AIM OF THE TASK
Select all lines holding the word "this" from the entries that follow.

Entries with chart source code
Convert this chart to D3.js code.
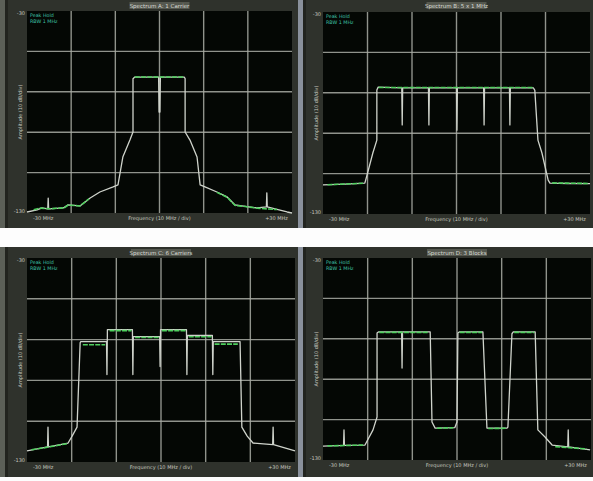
<!DOCTYPE html>
<html><head><meta charset="utf-8">
<script src="https://cdn.jsdelivr.net/npm/d3@7"></script>
<style>body{margin:0;background:#fff;}svg{display:block;}</style>
</head><body>
<script>
// ---------- DATA ----------
const panelTitles = ["Spectrum A: 1 Carrier", "Spectrum B: 5 x 1 MHz", "Spectrum C: 6 Carriers", "Spectrum D: 3 Blocks"];
const yTopLabel = "-30";
const yBottomLabel = "-130";
const xLeftLabel = "-30 MHz";
const xCenterLabel = "Frequency (10 MHz / div)";
const xRightLabel = "+30 MHz";
const yAxisLabel = "Amplitude (10 dB/div)";
const legendLines = ["Peak Hold", "RBW 1 MHz"];

// frequency offset (MHz) , level (dB)
const trace1 = [[-30,-99.5],[-27.7,-98.5],[-26.6,-97.5],[-25.3,-98],[-25.2,-92.6],[-25.1,-98],[-21.8,-97.5],[-20.7,-96],[-18,-96.5],[-15.7,-92.6],[-13.5,-89.6],[-10.5,-87.1],[-9.4,-86.1],[-8.3,-72.3],[-6.7,-63.9],[-6.0,-59.9],[-6.0,-33.5],[-5.6,-32.7],[-0.2,-32.7],[-0.1,-50],[0.1,-50],[0.2,-32.7],[5.6,-32.7],[5.8,-33.5],[5.8,-59.9],[6.9,-63.9],[8.5,-72.3],[9.2,-86.1],[10.3,-87.1],[13.0,-89.6],[15.3,-92],[17.1,-96],[19.8,-96.8],[22.1,-97.5],[24.2,-97],[24.3,-90],[24.4,-97],[26.6,-98.2],[28.9,-99.5],[30,-100]];
const green1 = [[-28.5,-98.4],[-27,-97.6],[-24.8,-97.9],[-21.5,-97.4],[-20.7,-96.1],[-18,-96.5],[-16,-93],null,[-5.6,-32.7],[5.6,-32.7],null,[13,-89.8],[15.3,-92.2],[17.1,-96.2],[19.8,-96.9],[22.1,-97.6],[26.6,-98.3]];

const trace2 = [[-30,-85.6],[-25,-85.2],[-20.6,-84.7],[-20.1,-80.7],[-18.8,-69.8],[-17.9,-63.4],[-17.9,-38.6],[-17.6,-37.2],[-12.3,-37.6],[-12.2,-55.9],[-12.1,-37.6],[-6.3,-37.6],[-6.2,-55.9],[-6.1,-37.6],[0,-37.6],[0.1,-58.5],[0.2,-37.6],[6.1,-37.6],[6.2,-55.9],[6.3,-37.6],[11.9,-37.6],[12.0,-55.9],[12.1,-37.6],[17.3,-37.6],[17.6,-38.8],[18.3,-63.4],[19.2,-69.8],[20.6,-83.2],[21.0,-84.7],[25,-84.9],[30,-85]];
const green2 = [[-29,-85.5],[-21,-84.8],null,[-17.5,-37.4],[17.3,-37.4],null,[21.5,-84.6],[29.5,-84.9]];

const trace3 = [[-30,-94.6],[-25.4,-92.6],[-25.3,-82.9],[-25.2,-92.6],[-20.8,-90.7],[-19.9,-87.3],[-18.8,-82.9],[-18.1,-41.5],[-18,-41],[-12.2,-41],[-12.1,-57.1],[-12.0,-35.1],[-6.4,-35.1],[-6.3,-57.1],[-6.2,-38.5],[-0.3,-38.5],[-0.2,-53.2],[-0.1,-35.1],[5.7,-35.1],[5.8,-57.1],[5.9,-38],[11.5,-38],[11.6,-57.1],[11.7,-41],[17.7,-41],[18.1,-82.9],[19.3,-87.3],[20.6,-90.7],[25,-91.5],[25.1,-82.9],[25.2,-91.5],[30,-94.6]];
const green3 = [[-29,-94],[-26,-93],[-21,-91],null,[-17.5,-42.5],[-12.5,-42.5],null,[-11.5,-35.6],[-6.6,-35.6],null,[-5.8,-39],[-0.5,-39],null,[0.2,-35.6],[5.5,-35.6],null,[6.2,-38.6],[11.3,-38.6],null,[12,-42.2],[17.2,-42.2]];

const trace4 = [[-30,-93.1],[-25.4,-92.8],[-25.3,-85.1],[-25.2,-92.8],[-20.6,-92.6],[-18.8,-85.1],[-17.9,-78.7],[-17.9,-37.1],[-17.6,-36.6],[-12.4,-36.6],[-12.3,-54.5],[-12.2,-36.6],[-6.0,-36.6],[-5.6,-81.2],[-4.9,-84.2],[-0.5,-84],[0,-81.2],[0.2,-37.1],[0.5,-36.6],[5.8,-36.6],[6.7,-84.2],[11.2,-84.2],[11.4,-83.7],[12.3,-37.5],[12.6,-36.6],[17.5,-36.6],[18.1,-85.1],[19.7,-88.6],[21.3,-92.6],[24.8,-93.5],[24.9,-85.1],[25.0,-93.5],[29.8,-95]];
const green4 = [[-29,-93],[-21,-92.6],null,[-17.4,-36.8],[-6.3,-36.8],null,[-4.5,-84.3],[-0.8,-84],null,[0.6,-36.8],[5.6,-36.8],null,[7,-84.4],[11,-84.3],null,[12.8,-36.8],[17.3,-36.8],null,[22,-93.4],[29,-94.5]];

const traces = [trace1, trace2, trace3, trace4];
const greens = [green1, green2, green3, green4];

const xDomain = [-30, 30];
const yDomain = [-100, 0];
const xGridStep = 10, yGridStep = 20;

// ---------- LAYOUT ----------
const W = 593, H = 481;
const panels = [
  {ox:0,   oy:0,   ow:298, oh:228, px:27,  py:11,  pw:265, ph:202},
  {ox:298, oy:0,   ow:295, oh:228, px:323, py:12,  pw:267, ph:202},
  {ox:0,   oy:247, ow:298, oh:230, px:27,  py:258, pw:268, ph:204},
  {ox:298, oy:247, ow:295, oh:230, px:323, py:258, pw:268, ph:202}
];

const svg = d3.select("body").append("svg").attr("width", W).attr("height", H);
svg.append("rect").attr("width", W).attr("height", H).attr("fill", "#fdfdfd");

panels.forEach((p, i) => {
  const g = svg.append("g");
  // frame
  g.append("rect").attr("x", p.ox).attr("y", p.oy).attr("width", p.ow).attr("height", p.oh).attr("fill", "#2f322c");
  g.append("rect").attr("x", p.ox).attr("y", p.oy).attr("width", 5).attr("height", p.oh).attr("fill", i % 2 ? "#8a919c" : "#5c6058");
  g.append("rect").attr("x", p.ox + 5).attr("y", p.oy).attr("width", 3).attr("height", p.oh).attr("fill", "#22241f");
  // title
  g.append("rect").attr("x", p.px + p.pw / 2 - 30).attr("y", p.oy + 2).attr("width", 60).attr("height", 7).attr("fill", "#55584f");
  g.append("text").attr("x", p.px + p.pw / 2).attr("y", p.oy + 7.8).attr("text-anchor", "middle")
    .attr("font-family", "DejaVu Sans").attr("font-size", 5.5).attr("fill", "#d8dad4").text(panelTitles[i]);
  // plot area
  g.append("rect").attr("x", p.px).attr("y", p.py).attr("width", p.pw).attr("height", p.ph).attr("fill", "#040704");

  const x = d3.scaleLinear().domain(xDomain).range([p.px, p.px + p.pw]);
  const y = d3.scaleLinear().domain(yDomain).range([p.py + p.ph, p.py]);

  const xt = d3.range(xDomain[0], xDomain[1] + 0.1, xGridStep);
  const yt = d3.range(yDomain[0], yDomain[1] + 0.1, yGridStep);
  g.selectAll(null).data(xt.slice(1, -1)).enter().append("line")
    .attr("x1", d => x(d)).attr("x2", d => x(d)).attr("y1", p.py).attr("y2", p.py + p.ph)
    .attr("stroke", "#a9aca4").attr("stroke-width", 1.4).attr("opacity", 0.85);
  g.selectAll(null).data(yt.slice(1, -1)).enter().append("line")
    .attr("y1", d => y(d)).attr("y2", d => y(d)).attr("x1", p.px).attr("x2", p.px + p.pw)
    .attr("stroke", "#a9aca4").attr("stroke-width", 1.4).attr("opacity", 0.85);

  // axis labels
  const small = {"font-family": "DejaVu Sans", "font-size": 5, "fill": "#c4c7bf"};
  const txt = (sx, sy, s, anchor) => {
    const t = g.append("text").attr("x", sx).attr("y", sy).attr("text-anchor", anchor || "start").text(s);
    Object.entries(small).forEach(([k, v]) => t.attr(k, v));
    return t;
  };
  txt(p.px - 2, y(yDomain[1]) + 4, yTopLabel, "end");
  txt(p.px - 2, y(yDomain[0]), yBottomLabel, "end");
  txt(p.px + 6, p.py + p.ph + 7, xLeftLabel);
  txt(p.px + p.pw / 2, p.py + p.ph + 7, xCenterLabel, "middle");
  txt(p.px + p.pw - 4, p.py + p.ph + 7, xRightLabel, "end");
  txt(0, 0, yAxisLabel, "middle").attr("transform", `translate(${p.px - 5},${p.py + p.ph / 2}) rotate(-90)`);
  legendLines.forEach((s, k) => {
    g.append("text").attr("x", p.px + 3).attr("y", p.py + 6 + k * 5.5)
      .attr("font-family", "DejaVu Sans").attr("font-size", 4.8).attr("fill", "#3fc4a8").text(s);
  });

  const line = d3.line().defined(d => d != null).x(d => x(d[0])).y(d => y(d[1]));
  g.append("path").datum(traces[i]).attr("d", line).attr("fill", "none")
    .attr("stroke", "#cfd3cb").attr("stroke-width", 1.3).attr("stroke-linejoin", "round");
  g.append("path").datum(greens[i]).attr("d", line).attr("fill", "none")
    .attr("stroke", "#4fcf5e").attr("stroke-width", 1.6).attr("stroke-dasharray", "5,1.2");
});
</script>
</body></html>
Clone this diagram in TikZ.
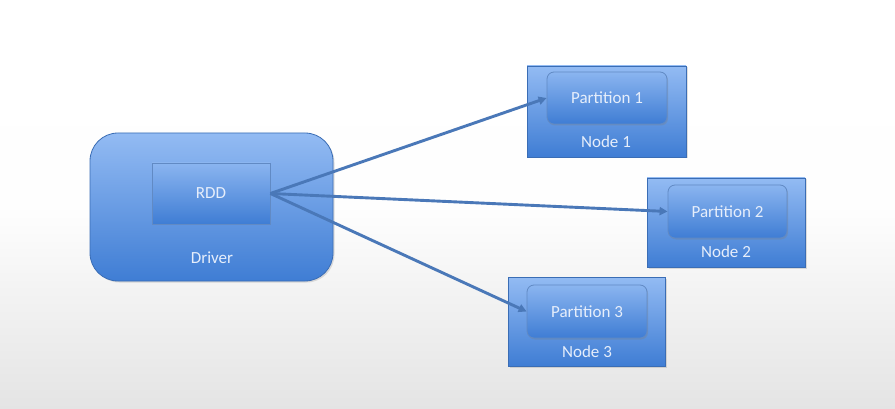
\documentclass[tikz,border=0pt]{standalone}
\usepackage{fontspec}
\setmainfont{Carlito}
\usetikzlibrary{arrows.meta,shadows}
\definecolor{boxtop}{HTML}{93BBF3}
\definecolor{boxbot}{HTML}{3F7DD4}
\definecolor{boxline}{HTML}{3A6DB5}
\definecolor{arrowc}{HTML}{4A78B8}
\definecolor{txt}{HTML}{E6EEFB}
\definecolor{bgbot}{HTML}{E4E4E4}
\begin{document}
\begin{tikzpicture}[x=1pt,y=-1pt,
  outerbox/.style={draw=boxline,line width=0.8pt,top color=boxtop,bottom color=boxbot,drop shadow={opacity=0.25,shadow xshift=1.5pt,shadow yshift=-1.5pt}},
  innerbox/.style={draw=boxline!80,line width=0.8pt,top color=boxtop!90!boxbot,bottom color=boxbot,rounded corners=7pt,drop shadow={opacity=0.3,shadow xshift=1pt,shadow yshift=-1.5pt},text=txt,font=\fontsize{17}{19}\selectfont},
  lbl/.style={text=txt,font=\fontsize{17}{19}\selectfont},
  conn/.style={draw=arrowc,line width=2.9pt,-{Triangle[length=8pt,width=8pt]}}]
\shade[top color=white,bottom color=bgbot,middle color=white!97!bgbot] (0,0) rectangle (895,409);
\useasboundingbox (0,0) rectangle (895,409);
% driver
\path[outerbox,rounded corners=28pt] (90,133) rectangle (333,281);
\node[innerbox,rounded corners=0pt,minimum width=118pt,minimum height=61pt] (rdd) at (211,193.5) {RDD};
\node[lbl] (driver) at (212,258) {Driver};
% node 1
\path[outerbox] (527,66) rectangle (686,157);
\node[innerbox,minimum width=120pt,minimum height=52pt] (p1) at (607,98) {Partition 1};
\node[lbl] (n1) at (606,142) {Node 1};
% node 2
\path[outerbox] (647,178) rectangle (805,267);
\node[innerbox,minimum width=119pt,minimum height=53pt] (p2) at (727.5,211.5) {Partition 2};
\node[lbl] (n2) at (726,252) {Node 2};
% node 3
\path[outerbox] (508,277) rectangle (665,366);
\node[innerbox,minimum width=120pt,minimum height=53pt] (p3) at (587,311.5) {Partition 3};
\node[lbl] (n3) at (587,352) {Node 3};
% connectors
\coordinate (src) at (rdd.east);
\draw[conn] (src) -- (p1.west);
\draw[conn] (src) -- (p2.west);
\draw[conn] (src) -- (p3.west);
\end{tikzpicture}
\end{document}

SOLVED PROBLEM
Convert this chart to D3.js code.
Clone this diagram in TikZ.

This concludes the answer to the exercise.